Authors extended LDA model by incorporating a notion of word order. Word is generated by a conditional distribution: ${\displaystyle P(w_{t}=i|w_{t-1}=j,z_{t}=k)}$ not only topic, but previous word.

Now the likelihood becomes:

${\displaystyle p({\bar {w}},{\bar {z}}|\Phi ,\Theta )=\prod _{i}\prod _{j}\prod _{k}\prod _{d}\phi _{i|j,k}^{N_{i|j,k}}\theta _{k|d}^{N_{k|d}}}$

${\displaystyle N_{i|j,k}}$ is number of times word i has been assigned topic k when preceded by word j.

Prior over ${\displaystyle \Theta }$: same as LDA

Prior over ${\displaystyle \Phi }$: complicated since now there are more additional context. Author proposed 2 priors:

Prior1: a single hyperparameter vector ${\displaystyle \beta m}$ may be shared between all j,k contexts:

${\displaystyle P(\phi |\beta m)=\prod _{j}\prod _{k}Dirichlet(\phi _{j,k}|\beta m)}$

Prior1: T hyperparameter vectors, one for each topic k:

${\displaystyle P(\phi |{\beta _{k}m_{k}})=\prod _{j}\prod _{k}Dirichlet(\phi _{j,k}|\beta _{k}m_{k})}$

Having defined all distributions, now the generative process becomes:

• For each topic k and word j
  • Draw ${\displaystyle \phi _{j,k}}$ from the prior over ${\displaystyle \phi }$

• For each document d in corpus:
  • Draw topic mixture ${\displaystyle \theta _{d}}$ for document d
  • For each position t in document d:
    • Draw a topic ${\displaystyle z_{t}}$ ~ Multi(${\displaystyle \theta _{d}}$)
    • Draw a word ${\displaystyle w_{t}}$ from context defined on previous word ${\displaystyle w_{t-1}}$ and Multi(${\displaystyle \phi _{w_{t-1},z_{t}}}$)

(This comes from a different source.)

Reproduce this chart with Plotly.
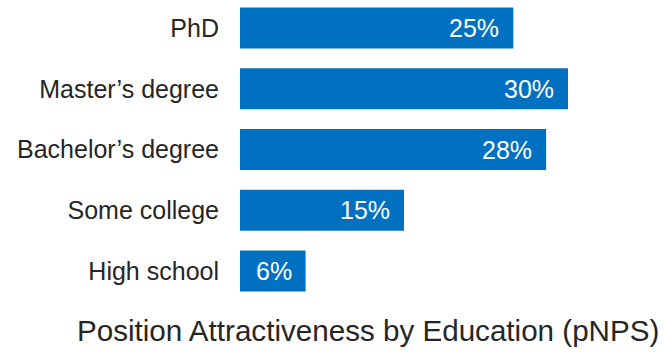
import plotly.graph_objects as go

categories = ["PhD", "Master\u2019s degree", "Bachelor\u2019s degree", "Some college", "High school"]
values = [25, 30, 28, 15, 6]
value_labels = [f"{v}%" for v in values]
title_text = "Position Attractiveness by Education (pNPS)"

BAR_COLOR = "#0070C0"
TEXT_COLOR = "#262626"
FONT = "Liberation Sans, Arial, sans-serif"

fig = go.Figure(
    go.Bar(
        x=values,
        y=categories,
        orientation="h",
        marker=dict(color=BAR_COLOR, line=dict(width=0)),
        hoverinfo="skip",
    )
)

# value labels inside the right end of each bar
for cat, v, lab in zip(categories, values, value_labels):
    fig.add_annotation(
        x=v, y=cat, xref="x", yref="y",
        text=lab, showarrow=False,
        xanchor="right", yanchor="middle", xshift=-12,
        font=dict(family=FONT, size=25, color="white"),
    )

# axis title under the bars
fig.add_annotation(
    x=(368 - 240) / 328, y=-0.103, xref="paper", yref="paper",
    text=title_text, showarrow=False,
    xanchor="center", yanchor="middle",
    font=dict(family=FONT, size=29.6, color=TEXT_COLOR),
)

fig.update_layout(
    width=665, height=353,
    margin=dict(l=240, r=97, t=0, b=53),
    paper_bgcolor="white", plot_bgcolor="white",
    bargap=0.325,
    showlegend=False,
    font=dict(family=FONT, color=TEXT_COLOR),
    xaxis=dict(range=[0, 30], visible=False, fixedrange=True),
    yaxis=dict(
        type="category",
        categoryorder="array", categoryarray=categories,
        range=[4.477, -0.461],
        showgrid=False, zeroline=False, showline=False,
        ticks="", ticklabelstandoff=20,
        tickfont=dict(family=FONT, size=25, color=TEXT_COLOR),
        fixedrange=True,
    ),
)

fig.write_html("out.html")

Inference is based on EM algorithm. I ignored the bulky math here. For details, please refer to the paper

Experiments

Model Dataset: The models were compared using two data sets: first one is 150 abstracts from Psychological Review Abstracts data. Second is 150 newsgroup postings, drawn at random from the 20 Newsgroups data. In both datasets, 100 are used for parameter inference, and remaining 50 are used for evaluation of methods

Authors tests from 1 topic to 120 topics, with 400 iterations for sampling. As we can see, both new models outperformed LDA, with prior 2 winning the minimum perplexity. Also it's worthy to notice that larger number of topics help for prior 2. LDA is stationary after first 20 topics.